これからの時期、間違いなく多くなるのが風邪。
なかでもインフルエンザは感染の力が強く、流行してしまうので注意が必要です。
インフルエンザと診断が決まれば、その時は抗インフルエンザ薬が第一選択ですが、
漢方薬を同時に処方する医療機関も増えてきました。
特に処方されやすい方剤が「麻黄湯(まおうとう)」です。
しかし漢方薬の中には風邪に用いられる薬が他にも沢山あります。
有名な葛根湯(かっこんとう)もその一つですし、
柴胡桂枝湯(さいこけいしとう)や銀翹散(ぎんぎょうさん)なんていう処方もあります。
ただ、何故かインフルエンザには「麻黄湯」が良く出されます。
何故でしょうか。
理由は簡単です。「麻黄湯」がインフルエンザに有効であるという論文があるからです。
この論文があるという根拠。
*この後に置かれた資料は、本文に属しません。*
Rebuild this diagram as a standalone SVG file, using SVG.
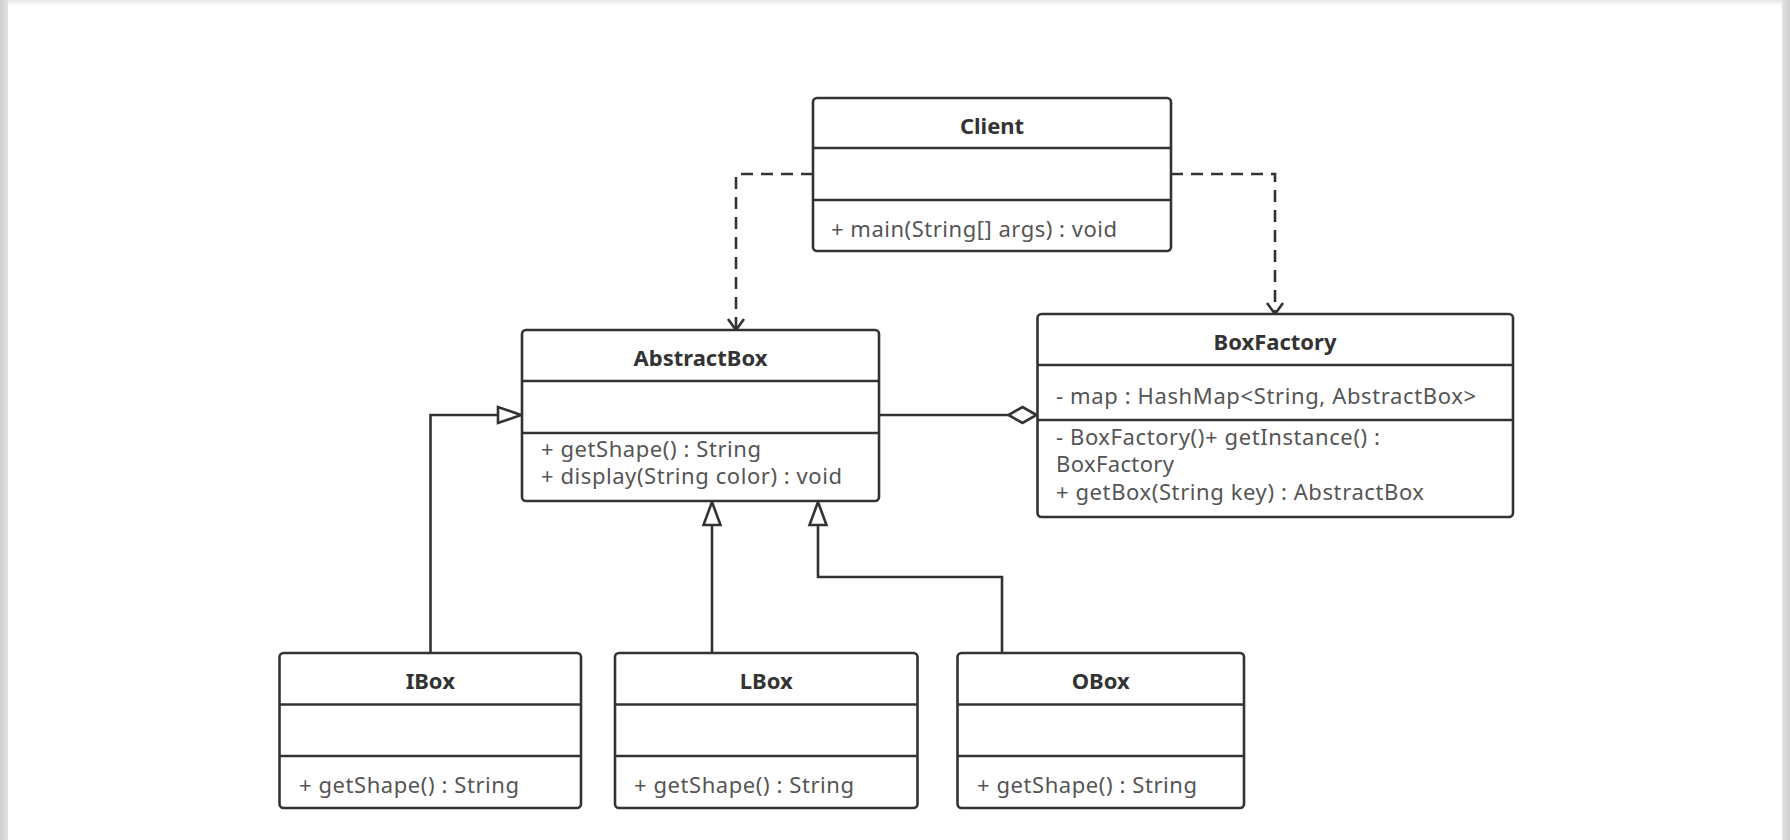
<svg xmlns="http://www.w3.org/2000/svg" width="1790" height="840" viewBox="0 0 1790 840">
<defs>
<linearGradient id="lbar" x1="0" y1="0" x2="1" y2="0"><stop offset="0" stop-color="#cfcfcf"/><stop offset="1" stop-color="#e2e2e2"/></linearGradient>
<linearGradient id="rbar" x1="1" y1="0" x2="0" y2="0"><stop offset="0" stop-color="#cfcfcf"/><stop offset="1" stop-color="#e2e2e2"/></linearGradient>
<linearGradient id="tbar" x1="0" y1="0" x2="0" y2="1"><stop offset="0" stop-color="#e6e6e6"/><stop offset="1" stop-color="#ffffff"/></linearGradient>
</defs>
<style>
.box{fill:#ffffff;stroke:#333333;stroke-width:2.6}
.sep{stroke:#333333;stroke-width:2.6}
.title{font-family:"Noto Sans","Open Sans","Liberation Sans",sans-serif;font-size:22px;font-weight:bold;fill:#333333;text-anchor:middle}
.mem{font-family:"Noto Sans","Open Sans","Liberation Sans",sans-serif;font-size:22px;fill:#555555}
.ln{fill:none;stroke:#333333;stroke-width:2.6}
.dash{fill:none;stroke:#333333;stroke-width:2.6;stroke-dasharray:12 8}
.tri{fill:#ffffff;stroke:#333333;stroke-width:2.6;stroke-linejoin:miter}
</style>
<rect x="0" y="0" width="1790" height="840" fill="#ffffff"/>
<rect x="0" y="0" width="1790" height="6" fill="url(#tbar)"/>
<rect x="0" y="0" width="8" height="840" fill="url(#lbar)"/>
<rect x="1782" y="0" width="8" height="840" fill="url(#rbar)"/>

<g id="connectors">
  <path class="dash" d="M813,174 H736 V329"/>
  <path class="ln" d="M728,319 L736,330 L744,319"/>
  <path class="dash" d="M1171,174 H1275 V313"/>
  <path class="ln" d="M1267,303 L1275,314 L1283,303"/>
  <path class="ln" d="M430.5,653 V415 H498"/>
  <polygon class="tri" points="521,415 498,407 498,423"/>
  <path class="ln" d="M712,653 V525"/>
  <polygon class="tri" points="712,502 703.5,525 720.5,525"/>
  <path class="ln" d="M1002,653 V577 H818 V525"/>
  <polygon class="tri" points="818,502 809.5,525 826.5,525"/>
  <path class="ln" d="M879,415 H1009"/>
  <polygon class="tri" points="1036.5,415 1022.5,407 1008.5,415 1022.5,423"/>
</g>

<g id="Client">
  <rect class="box" x="813" y="98" width="358" height="153" rx="4"/>
  <line class="sep" x1="813" y1="148" x2="1171" y2="148"/>
  <line class="sep" x1="813" y1="200" x2="1171" y2="200"/>
  <text class="title" x="992" y="134">Client</text>
  <text class="mem" x="831" y="237" textLength="286">+ main(String[] args) : void</text>
</g>

<g id="AbstractBox">
  <rect class="box" x="522" y="330" width="357" height="171" rx="4"/>
  <line class="sep" x1="522" y1="381" x2="879" y2="381"/>
  <line class="sep" x1="522" y1="433" x2="879" y2="433"/>
  <text class="title" x="700.5" y="366">AbstractBox</text>
  <text class="mem" x="541" y="457" textLength="220">+ getShape() : String</text>
  <text class="mem" x="541" y="484" textLength="301">+ display(String color) : void</text>
</g>

<g id="BoxFactory">
  <rect class="box" x="1037.5" y="314" width="475.5" height="203" rx="4"/>
  <line class="sep" x1="1037.5" y1="365" x2="1513" y2="365"/>
  <line class="sep" x1="1037.5" y1="420" x2="1513" y2="420"/>
  <text class="title" x="1275" y="350">BoxFactory</text>
  <text class="mem" x="1056" y="404" textLength="420">- map : HashMap&lt;String, AbstractBox&gt;</text>
  <text class="mem" x="1056" y="445" textLength="324">- BoxFactory()+ getInstance() :</text>
  <text class="mem" x="1056" y="472" textLength="118">BoxFactory</text>
  <text class="mem" x="1056" y="500" textLength="368">+ getBox(String key) : AbstractBox</text>
</g>

<g id="IBox">
  <rect class="box" x="279.5" y="653" width="301.5" height="155" rx="4"/>
  <line class="sep" x1="279.5" y1="704.5" x2="581" y2="704.5"/>
  <line class="sep" x1="279.5" y1="756" x2="581" y2="756"/>
  <text class="title" x="430.25" y="689">IBox</text>
  <text class="mem" x="299" y="793" textLength="220">+ getShape() : String</text>
</g>

<g id="LBox">
  <rect class="box" x="615" y="653" width="302.5" height="155" rx="4"/>
  <line class="sep" x1="615" y1="704.5" x2="917.5" y2="704.5"/>
  <line class="sep" x1="615" y1="756" x2="917.5" y2="756"/>
  <text class="title" x="766.25" y="689">LBox</text>
  <text class="mem" x="634" y="793" textLength="220">+ getShape() : String</text>
</g>

<g id="OBox">
  <rect class="box" x="957.5" y="653" width="286.5" height="155" rx="4"/>
  <line class="sep" x1="957.5" y1="704.5" x2="1244" y2="704.5"/>
  <line class="sep" x1="957.5" y1="756" x2="1244" y2="756"/>
  <text class="title" x="1100.75" y="689">OBox</text>
  <text class="mem" x="977" y="793" textLength="220">+ getShape() : String</text>
</g>
</svg>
僕は非常に危険だと思います。
以前おなじ理由でC型肝炎に用いられていた「小柴胡湯(しょうさいことう)」は、乱用されたことで重篤な副作用を出しました。
論文があるという根拠に寄りかかり過ぎることで、方剤本来の使い方が無視されたからです。
漢方薬には使い方があります。
使い方があるということは、使ってはいけないケースもある、ということです。
それを無視してインフルエンザにはとりあえず麻黄湯、という使い方をする。
当薬局にご来局される患者さまの中にも、それで副作用を経験された方がいます。
聖医・張仲景が創方した名方「麻黄湯」。
仲景がこの状況を見たら、激怒します。